[Records with drawing code]
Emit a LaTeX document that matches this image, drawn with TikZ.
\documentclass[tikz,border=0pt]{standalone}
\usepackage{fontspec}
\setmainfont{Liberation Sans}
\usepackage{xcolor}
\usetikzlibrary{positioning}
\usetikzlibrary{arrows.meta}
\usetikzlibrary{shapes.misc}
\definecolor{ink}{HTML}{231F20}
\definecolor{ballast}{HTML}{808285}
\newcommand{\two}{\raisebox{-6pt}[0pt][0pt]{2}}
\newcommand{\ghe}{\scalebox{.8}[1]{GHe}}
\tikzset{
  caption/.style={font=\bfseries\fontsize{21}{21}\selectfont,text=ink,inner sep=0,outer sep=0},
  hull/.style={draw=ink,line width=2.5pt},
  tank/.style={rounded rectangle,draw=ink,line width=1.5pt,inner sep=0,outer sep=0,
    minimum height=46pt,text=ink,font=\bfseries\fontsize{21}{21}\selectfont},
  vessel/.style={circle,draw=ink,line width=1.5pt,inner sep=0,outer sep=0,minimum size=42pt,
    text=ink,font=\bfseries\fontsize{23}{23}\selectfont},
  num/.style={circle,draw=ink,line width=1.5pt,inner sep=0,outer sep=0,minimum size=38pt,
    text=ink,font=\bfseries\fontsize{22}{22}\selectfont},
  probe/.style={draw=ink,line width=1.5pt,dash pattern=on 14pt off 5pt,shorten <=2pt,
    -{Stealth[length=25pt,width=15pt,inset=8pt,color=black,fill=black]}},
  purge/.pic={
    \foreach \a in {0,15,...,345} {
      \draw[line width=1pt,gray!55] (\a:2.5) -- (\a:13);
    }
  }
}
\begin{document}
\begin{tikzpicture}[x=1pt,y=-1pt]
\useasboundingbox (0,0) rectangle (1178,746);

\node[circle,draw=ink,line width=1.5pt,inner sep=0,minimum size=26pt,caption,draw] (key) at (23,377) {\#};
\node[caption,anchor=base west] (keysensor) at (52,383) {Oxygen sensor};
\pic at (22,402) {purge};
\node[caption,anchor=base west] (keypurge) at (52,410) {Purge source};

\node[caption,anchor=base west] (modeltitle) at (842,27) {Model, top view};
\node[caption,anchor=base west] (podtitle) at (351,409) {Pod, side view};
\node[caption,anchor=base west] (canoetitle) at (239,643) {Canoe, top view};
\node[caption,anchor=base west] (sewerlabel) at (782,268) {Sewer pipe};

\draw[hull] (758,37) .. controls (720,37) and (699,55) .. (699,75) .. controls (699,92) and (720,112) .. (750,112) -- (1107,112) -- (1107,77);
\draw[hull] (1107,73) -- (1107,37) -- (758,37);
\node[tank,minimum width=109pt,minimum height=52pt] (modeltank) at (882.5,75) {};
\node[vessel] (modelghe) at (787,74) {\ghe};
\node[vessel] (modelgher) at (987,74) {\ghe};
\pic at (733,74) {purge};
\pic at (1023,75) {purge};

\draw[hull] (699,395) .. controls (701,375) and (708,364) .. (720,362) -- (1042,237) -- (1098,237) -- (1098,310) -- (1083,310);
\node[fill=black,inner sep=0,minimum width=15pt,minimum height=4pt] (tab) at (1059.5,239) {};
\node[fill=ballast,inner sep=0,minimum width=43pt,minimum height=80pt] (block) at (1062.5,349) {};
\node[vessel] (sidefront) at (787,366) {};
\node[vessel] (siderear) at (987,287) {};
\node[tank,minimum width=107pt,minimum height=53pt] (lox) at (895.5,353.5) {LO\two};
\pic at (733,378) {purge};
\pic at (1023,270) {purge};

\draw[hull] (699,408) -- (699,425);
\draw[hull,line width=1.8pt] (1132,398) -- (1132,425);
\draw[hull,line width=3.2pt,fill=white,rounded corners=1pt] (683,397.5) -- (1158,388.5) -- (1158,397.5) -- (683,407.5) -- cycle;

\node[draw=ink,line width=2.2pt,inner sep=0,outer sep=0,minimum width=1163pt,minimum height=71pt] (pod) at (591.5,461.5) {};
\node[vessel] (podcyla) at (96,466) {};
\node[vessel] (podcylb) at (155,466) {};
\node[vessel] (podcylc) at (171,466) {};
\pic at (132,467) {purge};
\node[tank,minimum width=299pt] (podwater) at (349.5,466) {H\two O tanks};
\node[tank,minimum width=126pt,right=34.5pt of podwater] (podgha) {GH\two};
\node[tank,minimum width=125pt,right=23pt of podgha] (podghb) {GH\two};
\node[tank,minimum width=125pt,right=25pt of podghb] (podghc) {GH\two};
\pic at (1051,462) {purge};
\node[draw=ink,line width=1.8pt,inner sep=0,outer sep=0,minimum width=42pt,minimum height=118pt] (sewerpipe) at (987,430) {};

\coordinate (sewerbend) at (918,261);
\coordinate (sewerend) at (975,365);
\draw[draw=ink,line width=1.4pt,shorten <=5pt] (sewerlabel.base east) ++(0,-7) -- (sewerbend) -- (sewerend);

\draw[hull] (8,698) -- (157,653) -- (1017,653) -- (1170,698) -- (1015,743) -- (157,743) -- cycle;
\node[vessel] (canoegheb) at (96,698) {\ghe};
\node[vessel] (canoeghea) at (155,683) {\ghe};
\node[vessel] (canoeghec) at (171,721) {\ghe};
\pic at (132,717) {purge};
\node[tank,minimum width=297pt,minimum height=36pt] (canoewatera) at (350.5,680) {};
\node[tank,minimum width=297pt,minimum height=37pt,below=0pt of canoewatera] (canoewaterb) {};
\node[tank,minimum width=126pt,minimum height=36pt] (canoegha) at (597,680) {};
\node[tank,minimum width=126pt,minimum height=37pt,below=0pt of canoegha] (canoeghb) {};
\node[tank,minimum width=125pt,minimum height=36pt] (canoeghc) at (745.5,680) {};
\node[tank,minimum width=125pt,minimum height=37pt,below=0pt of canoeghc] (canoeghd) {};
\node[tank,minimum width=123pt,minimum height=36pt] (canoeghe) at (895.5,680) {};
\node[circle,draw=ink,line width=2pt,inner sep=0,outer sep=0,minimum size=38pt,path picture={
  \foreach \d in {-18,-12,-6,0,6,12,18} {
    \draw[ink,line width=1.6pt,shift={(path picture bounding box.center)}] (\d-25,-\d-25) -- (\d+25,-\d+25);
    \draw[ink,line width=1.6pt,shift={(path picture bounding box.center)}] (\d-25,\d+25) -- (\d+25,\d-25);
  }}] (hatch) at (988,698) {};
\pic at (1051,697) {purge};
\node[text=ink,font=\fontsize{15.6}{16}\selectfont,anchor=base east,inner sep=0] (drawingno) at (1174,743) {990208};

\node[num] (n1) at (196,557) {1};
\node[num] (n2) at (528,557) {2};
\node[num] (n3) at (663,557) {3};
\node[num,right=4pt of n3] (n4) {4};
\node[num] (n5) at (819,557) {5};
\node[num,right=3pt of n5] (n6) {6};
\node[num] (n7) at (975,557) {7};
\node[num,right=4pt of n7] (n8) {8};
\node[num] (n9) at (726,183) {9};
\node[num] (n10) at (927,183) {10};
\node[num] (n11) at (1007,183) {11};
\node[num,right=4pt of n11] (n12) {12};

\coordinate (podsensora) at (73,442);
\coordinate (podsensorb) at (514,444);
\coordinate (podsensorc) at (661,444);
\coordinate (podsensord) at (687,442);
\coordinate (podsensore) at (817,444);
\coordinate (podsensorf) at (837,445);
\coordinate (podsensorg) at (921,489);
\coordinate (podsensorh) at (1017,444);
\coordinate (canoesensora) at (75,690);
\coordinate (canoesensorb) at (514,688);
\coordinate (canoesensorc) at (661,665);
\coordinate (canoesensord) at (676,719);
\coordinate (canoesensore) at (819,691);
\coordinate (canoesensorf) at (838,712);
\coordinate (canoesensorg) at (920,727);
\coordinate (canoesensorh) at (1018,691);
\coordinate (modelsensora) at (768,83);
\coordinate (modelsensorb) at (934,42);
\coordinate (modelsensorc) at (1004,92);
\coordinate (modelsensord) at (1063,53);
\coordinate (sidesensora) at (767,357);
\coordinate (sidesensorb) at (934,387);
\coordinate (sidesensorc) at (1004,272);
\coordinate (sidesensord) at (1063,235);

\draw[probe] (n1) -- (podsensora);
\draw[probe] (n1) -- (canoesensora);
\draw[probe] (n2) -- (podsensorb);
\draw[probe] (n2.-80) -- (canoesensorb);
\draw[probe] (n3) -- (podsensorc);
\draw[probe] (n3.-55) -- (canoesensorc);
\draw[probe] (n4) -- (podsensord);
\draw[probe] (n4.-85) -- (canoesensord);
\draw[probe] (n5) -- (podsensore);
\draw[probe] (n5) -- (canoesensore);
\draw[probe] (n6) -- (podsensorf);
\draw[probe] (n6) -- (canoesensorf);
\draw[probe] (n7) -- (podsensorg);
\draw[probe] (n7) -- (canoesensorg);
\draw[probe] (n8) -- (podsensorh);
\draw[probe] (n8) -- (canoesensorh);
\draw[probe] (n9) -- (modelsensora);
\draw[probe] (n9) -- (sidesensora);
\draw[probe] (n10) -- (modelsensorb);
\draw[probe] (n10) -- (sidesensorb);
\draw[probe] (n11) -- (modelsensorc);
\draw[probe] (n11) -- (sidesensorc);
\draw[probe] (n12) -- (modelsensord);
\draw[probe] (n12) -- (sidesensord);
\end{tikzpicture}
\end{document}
* * *
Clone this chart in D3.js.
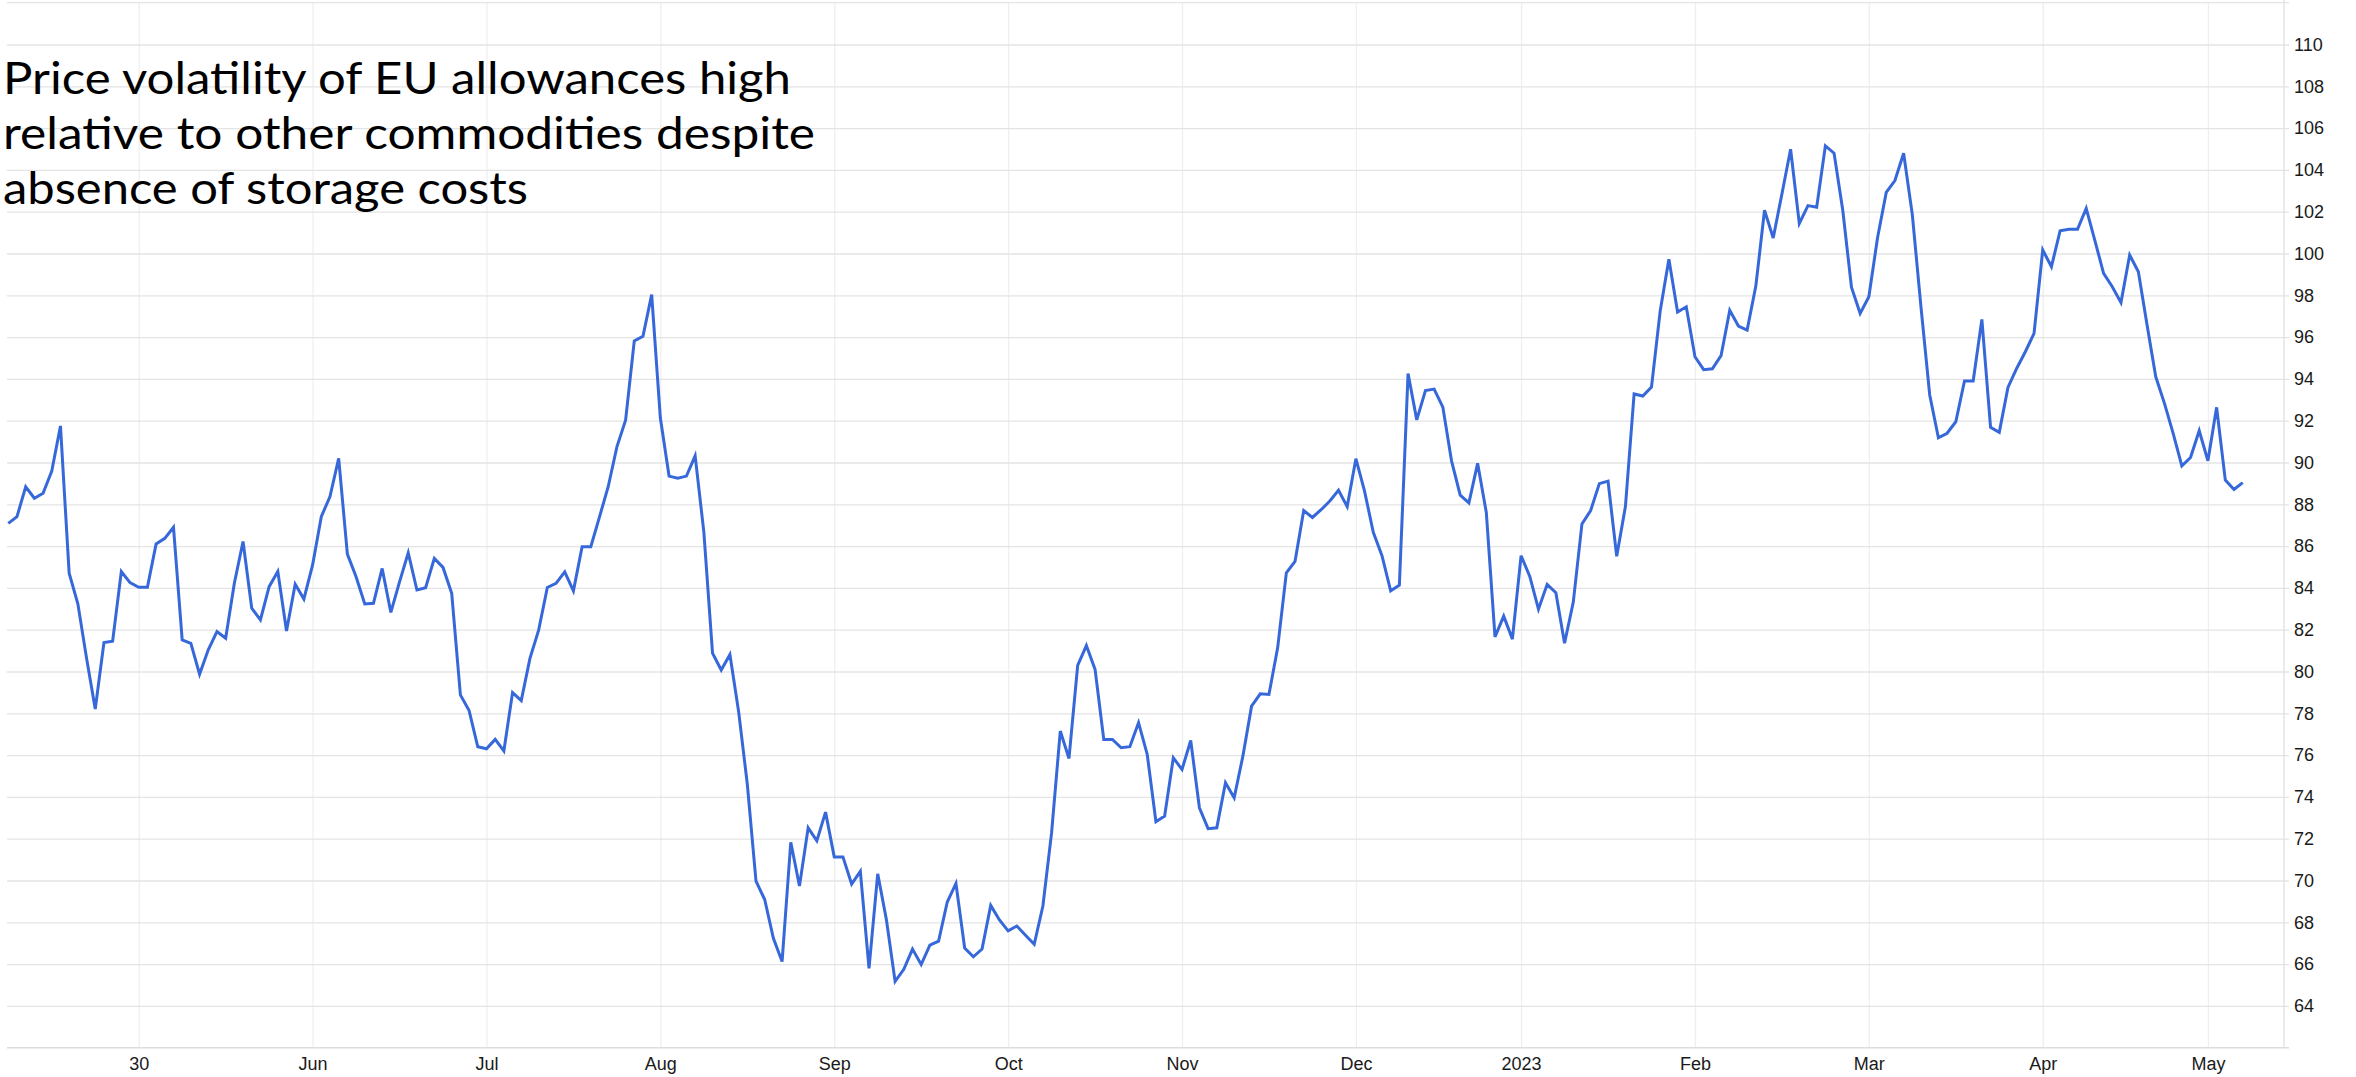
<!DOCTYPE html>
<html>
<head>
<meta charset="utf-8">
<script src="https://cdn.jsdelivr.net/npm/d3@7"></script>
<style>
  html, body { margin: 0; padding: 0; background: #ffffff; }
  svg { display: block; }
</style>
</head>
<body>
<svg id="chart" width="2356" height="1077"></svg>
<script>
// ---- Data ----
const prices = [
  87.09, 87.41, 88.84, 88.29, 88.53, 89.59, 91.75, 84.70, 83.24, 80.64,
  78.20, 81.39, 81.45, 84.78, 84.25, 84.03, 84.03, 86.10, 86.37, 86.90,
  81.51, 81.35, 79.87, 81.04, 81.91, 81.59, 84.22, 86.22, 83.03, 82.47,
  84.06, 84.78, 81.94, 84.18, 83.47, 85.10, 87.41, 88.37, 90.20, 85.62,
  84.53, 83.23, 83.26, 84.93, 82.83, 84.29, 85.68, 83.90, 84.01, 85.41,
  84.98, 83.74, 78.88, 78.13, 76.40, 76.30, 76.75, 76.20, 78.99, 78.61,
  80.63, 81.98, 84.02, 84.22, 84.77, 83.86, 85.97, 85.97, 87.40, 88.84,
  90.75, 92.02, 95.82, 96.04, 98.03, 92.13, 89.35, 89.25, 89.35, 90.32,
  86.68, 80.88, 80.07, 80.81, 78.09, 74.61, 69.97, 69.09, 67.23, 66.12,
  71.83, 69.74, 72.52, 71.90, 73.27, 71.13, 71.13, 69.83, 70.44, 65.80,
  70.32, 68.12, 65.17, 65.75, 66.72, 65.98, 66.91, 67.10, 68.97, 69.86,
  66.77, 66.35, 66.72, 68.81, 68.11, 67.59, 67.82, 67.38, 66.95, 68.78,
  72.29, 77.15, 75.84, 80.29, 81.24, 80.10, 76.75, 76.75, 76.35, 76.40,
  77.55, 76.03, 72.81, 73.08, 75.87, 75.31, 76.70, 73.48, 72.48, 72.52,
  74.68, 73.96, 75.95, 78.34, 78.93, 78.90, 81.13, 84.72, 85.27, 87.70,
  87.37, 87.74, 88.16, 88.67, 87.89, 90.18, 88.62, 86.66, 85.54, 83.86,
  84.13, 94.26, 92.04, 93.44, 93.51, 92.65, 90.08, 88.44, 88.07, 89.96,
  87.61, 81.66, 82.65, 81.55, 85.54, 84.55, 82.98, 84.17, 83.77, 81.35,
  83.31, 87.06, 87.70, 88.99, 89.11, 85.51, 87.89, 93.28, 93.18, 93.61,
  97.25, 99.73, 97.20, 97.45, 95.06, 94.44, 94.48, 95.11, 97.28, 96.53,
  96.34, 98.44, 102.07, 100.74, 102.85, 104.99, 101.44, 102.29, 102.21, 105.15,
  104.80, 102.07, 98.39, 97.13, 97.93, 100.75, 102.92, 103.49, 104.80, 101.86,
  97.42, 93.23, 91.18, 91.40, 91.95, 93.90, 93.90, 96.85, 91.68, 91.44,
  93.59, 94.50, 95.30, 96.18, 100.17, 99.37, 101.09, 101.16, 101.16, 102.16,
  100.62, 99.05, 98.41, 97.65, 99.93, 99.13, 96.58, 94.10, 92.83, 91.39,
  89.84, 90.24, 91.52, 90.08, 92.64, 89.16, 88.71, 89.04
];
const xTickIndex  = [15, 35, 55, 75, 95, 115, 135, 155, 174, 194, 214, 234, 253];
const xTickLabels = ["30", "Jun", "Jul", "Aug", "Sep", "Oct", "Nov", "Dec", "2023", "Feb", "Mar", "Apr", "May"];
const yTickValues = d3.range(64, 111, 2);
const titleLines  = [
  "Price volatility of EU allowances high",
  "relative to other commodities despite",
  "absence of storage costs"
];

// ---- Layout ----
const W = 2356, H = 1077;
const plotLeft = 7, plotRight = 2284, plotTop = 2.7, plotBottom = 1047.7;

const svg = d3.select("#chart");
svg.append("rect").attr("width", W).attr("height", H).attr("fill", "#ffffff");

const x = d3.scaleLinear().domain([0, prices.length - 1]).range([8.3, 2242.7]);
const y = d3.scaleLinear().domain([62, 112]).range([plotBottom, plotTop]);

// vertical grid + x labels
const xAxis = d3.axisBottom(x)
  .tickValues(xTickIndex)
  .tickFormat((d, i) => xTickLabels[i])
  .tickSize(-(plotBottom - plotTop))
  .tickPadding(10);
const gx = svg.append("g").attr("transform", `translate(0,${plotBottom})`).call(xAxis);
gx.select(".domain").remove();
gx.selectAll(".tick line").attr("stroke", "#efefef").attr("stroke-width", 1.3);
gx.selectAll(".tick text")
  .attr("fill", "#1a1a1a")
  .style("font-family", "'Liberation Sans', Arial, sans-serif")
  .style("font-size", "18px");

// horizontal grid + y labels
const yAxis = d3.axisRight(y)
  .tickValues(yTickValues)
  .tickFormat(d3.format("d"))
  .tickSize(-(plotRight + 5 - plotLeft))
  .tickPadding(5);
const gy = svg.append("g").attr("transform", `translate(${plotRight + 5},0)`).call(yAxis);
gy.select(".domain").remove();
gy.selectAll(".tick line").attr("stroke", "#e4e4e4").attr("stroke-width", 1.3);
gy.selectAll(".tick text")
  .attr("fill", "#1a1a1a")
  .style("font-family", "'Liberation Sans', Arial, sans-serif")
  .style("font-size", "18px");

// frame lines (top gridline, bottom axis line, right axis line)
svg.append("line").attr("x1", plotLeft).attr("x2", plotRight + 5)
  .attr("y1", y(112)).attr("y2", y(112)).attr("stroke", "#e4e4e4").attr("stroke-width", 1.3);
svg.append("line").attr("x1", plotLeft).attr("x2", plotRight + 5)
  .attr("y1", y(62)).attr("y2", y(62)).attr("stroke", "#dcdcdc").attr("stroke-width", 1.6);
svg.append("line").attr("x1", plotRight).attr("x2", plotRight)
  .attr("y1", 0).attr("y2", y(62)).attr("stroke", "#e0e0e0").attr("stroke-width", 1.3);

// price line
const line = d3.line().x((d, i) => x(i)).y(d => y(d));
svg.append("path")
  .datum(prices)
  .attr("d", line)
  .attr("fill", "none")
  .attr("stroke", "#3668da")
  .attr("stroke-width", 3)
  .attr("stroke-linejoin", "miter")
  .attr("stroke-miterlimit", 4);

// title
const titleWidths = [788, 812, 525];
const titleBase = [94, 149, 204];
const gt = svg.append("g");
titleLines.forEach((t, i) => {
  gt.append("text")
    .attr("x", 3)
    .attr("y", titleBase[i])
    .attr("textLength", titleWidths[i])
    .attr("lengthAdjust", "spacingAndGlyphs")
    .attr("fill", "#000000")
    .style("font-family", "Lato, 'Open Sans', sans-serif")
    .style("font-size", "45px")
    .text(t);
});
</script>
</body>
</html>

## Work to do
Identify all lines in the records above with the word "chart".

## Correct output
Clone this chart in D3.js.
<svg id="chart" width="2356" height="1077"></svg>
const svg = d3.select("#chart");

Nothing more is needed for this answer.